Le futur « Aadikavi », « Premier poète », selon le titre dont il fut honoré, naît à Chundi Ramgha. C’est son grand-père qui l’éduque et lui enseigne les textes sacrés rédigés en sanskrit, langue ancienne et érudite, certes maîtrisée par l’élite, mais totalement inaccessible pour la majorité des plus basses castes. Après un séjour à Bénarès, Bhanubhakta Acharya se lance dans une folle entreprise, la traduction en népali d’une œuvre fondatrice, le Râmâyana, qui compte tout de même plusieurs milliers de vers, ce qui, outre le respect de la métrique qu’il s’impose, l’oblige à enrichir le vocabulaire de sa langue maternelle car certains termes n’ont pas d’équivalents. Un travail considérable qui finit par lui valoir reconnaissance, tout autant que ses écrits poétiques ou que son engagement social.

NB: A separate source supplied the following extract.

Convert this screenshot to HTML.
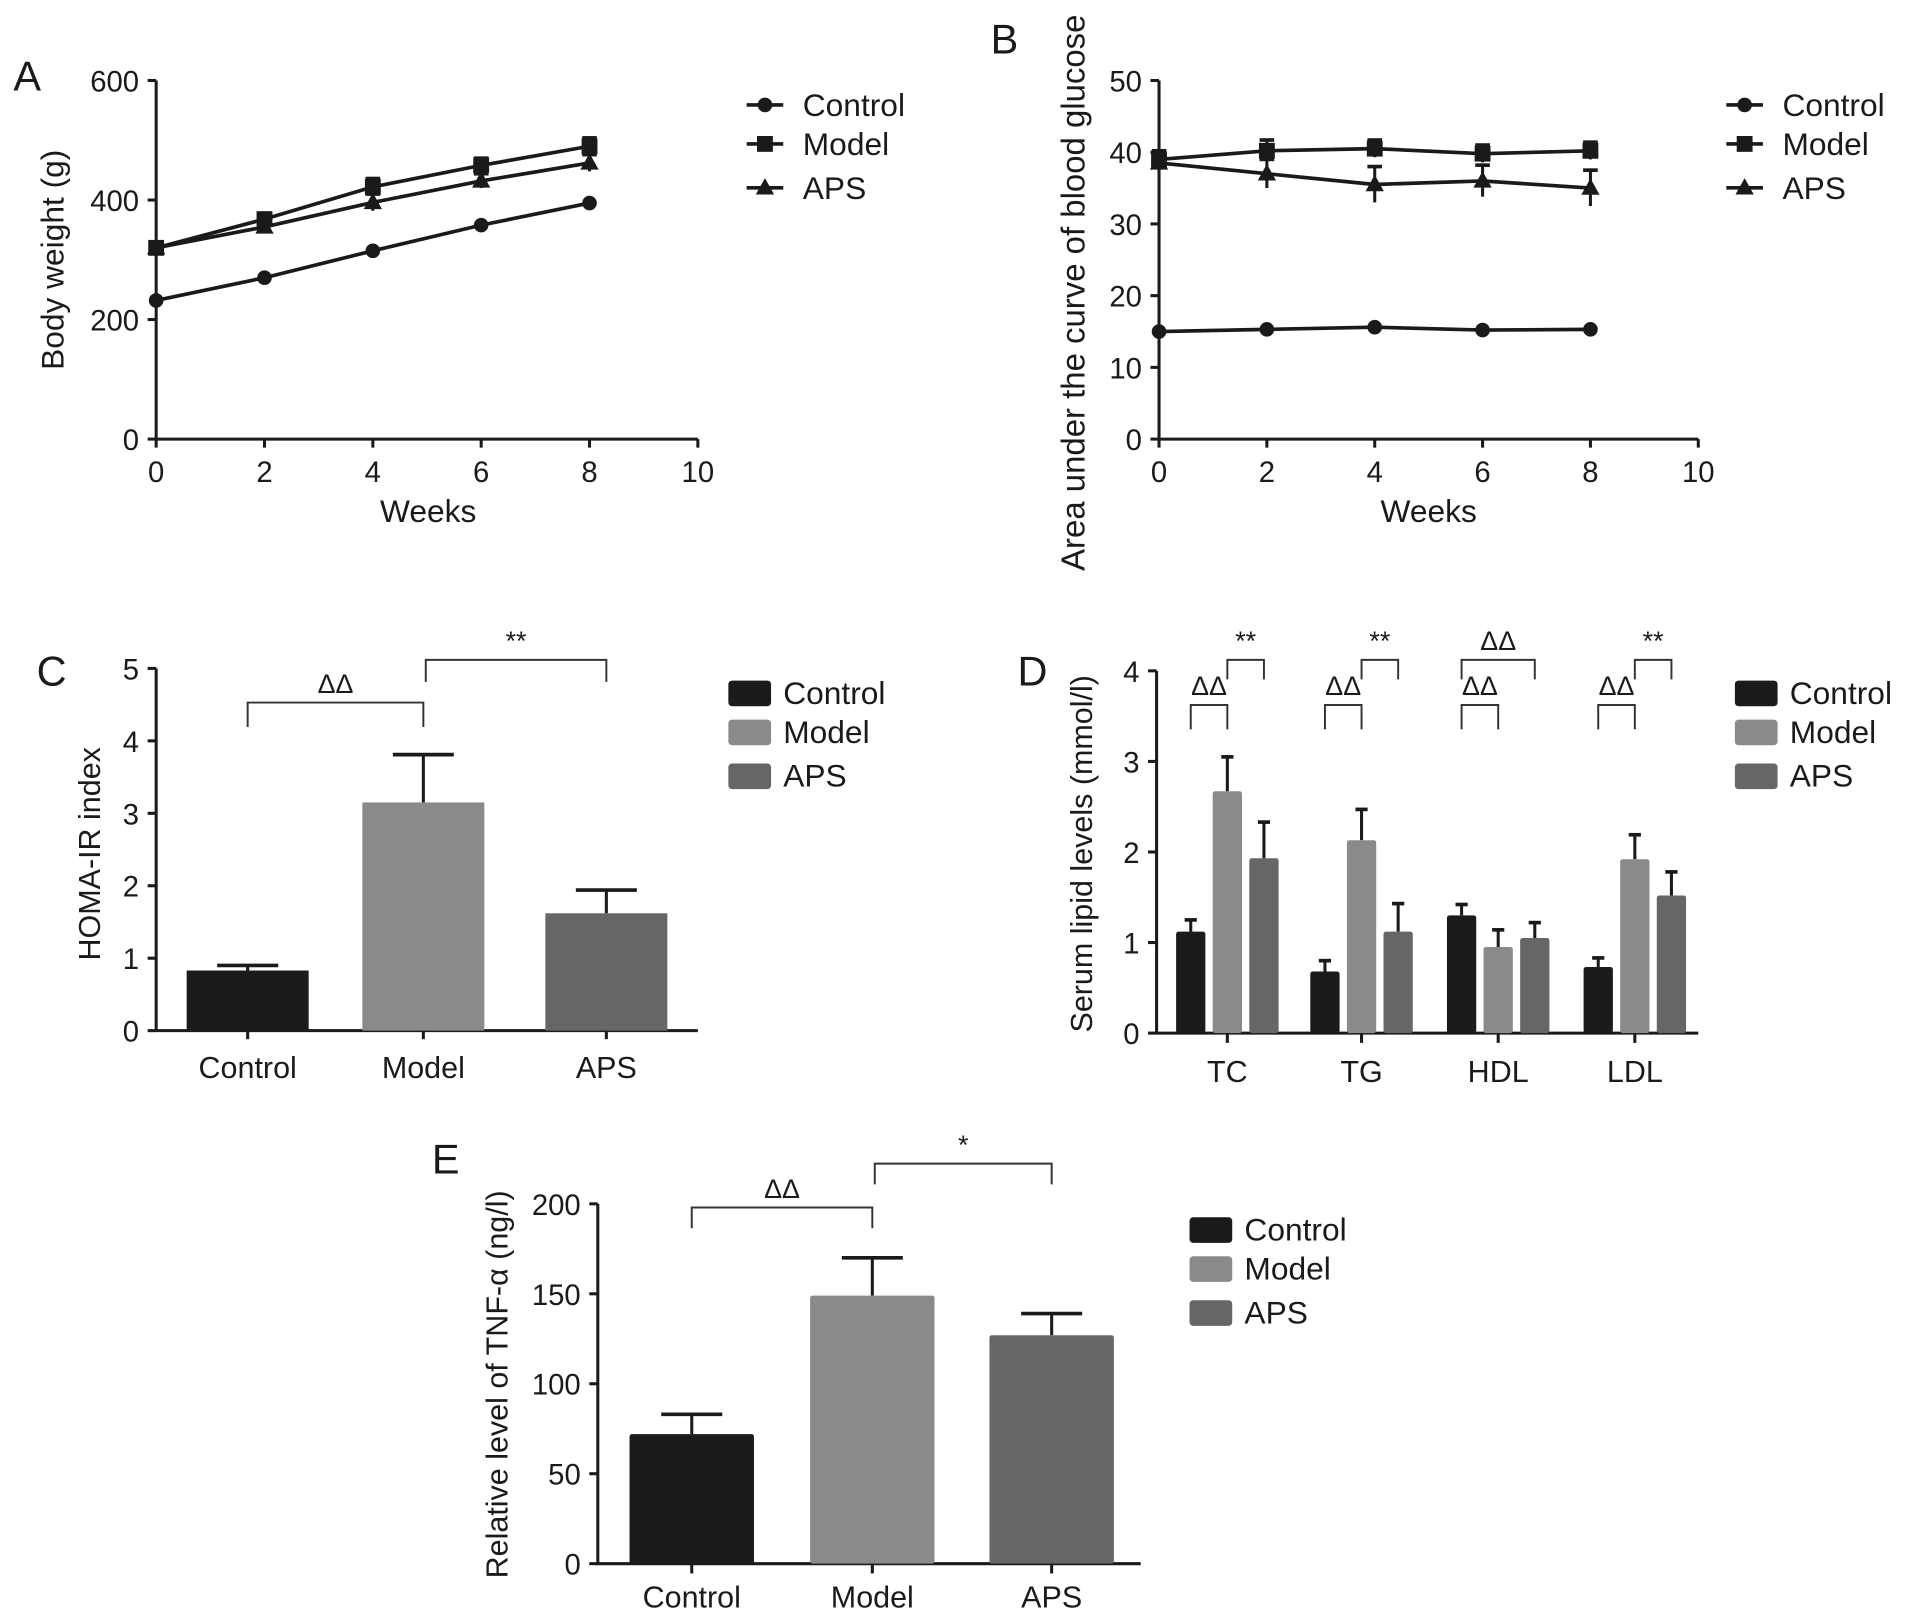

De la poésie à l’apparition du roman

Comme il a été dit, jusqu’au milieu du XXe siècle, le pays subit le joug d’un pouvoir bien en place, mais, signe notable d’ouverture, une première revue littéraire est lancée en 1934, Sharada, une seconde, Bharati, apparaît en 1949, bénéficiant d’un rayonnement au-delà des limites de la capitale et favorisant l’émergence de nouvelles plumes. Citons notamment le « Maha Kavi », « Grand poète », Laxmi Prasad Devkota (1909-1959) qui, avec Muna Madan, acquiert rapidement ses lettres de noblesse. Cette réinterprétation d’une ballade populaire nawari met en scène un marchand quittant sa jeune épouse pour aller faire des affaires au Tibet. À son retour il apprend sa mort, un grand drame romantique à la portée universelle. Guru Prasad Mainali (1900-1971) est quant à lui devenu célèbre pour ses nouvelles, inspirées de la vie à la campagne, toujours prisées des élèves de notre époque. Bishweshwar Prasad Koirala, par ailleurs homme politique, est lui le premier à aborder la littérature sous l’angle psychologique; ses écrits ont été dispersés et longuement censurés. Enfin, du côté du théâtre, impossible de ne pas penser à Bala Krishna Sama (1903-1981), le Shakespeare du Népal. Si la poésie était en vogue dans les années 1930, depuis les années 1960 le roman occupe une place importante. Ce tournant est en partie dû à la publication en 1965 de La Fleur bleue du jacaranda qui, bien qu’il fît scandale, fut couronné par le prestigieux prix Madan Puraskar. Dans cette impossible histoire d’amour entre un ancien soldat et une jeune femme malade, Parijat, décédée en 1993 à Katmandou, explorait la question délicate du patriarcat. Ainsi, la littérature népalaise du XXe siècle n’a pas hésité à se montrer critique, voire révolutionnaire, ce qui valut à certains écrivains quelques années de prison, comme ce fut le cas pour Gopal Prasad Rimal (1918-1973) ou Siddhi Charan Shrestha (1912-1992). Elle est en tout cas bien vivante, pour preuve le prolixe Bhim Nidhi Tiwari, ou le jeune Prajwal Parajuly, né d’une mère népalaise et d’un père indien en 1984 dans l’État du Sikkim, dont Fuir et revenir, épique récit d’une réunion familiale, a été traduit par les éditions Emmanuelle Collas en 2020.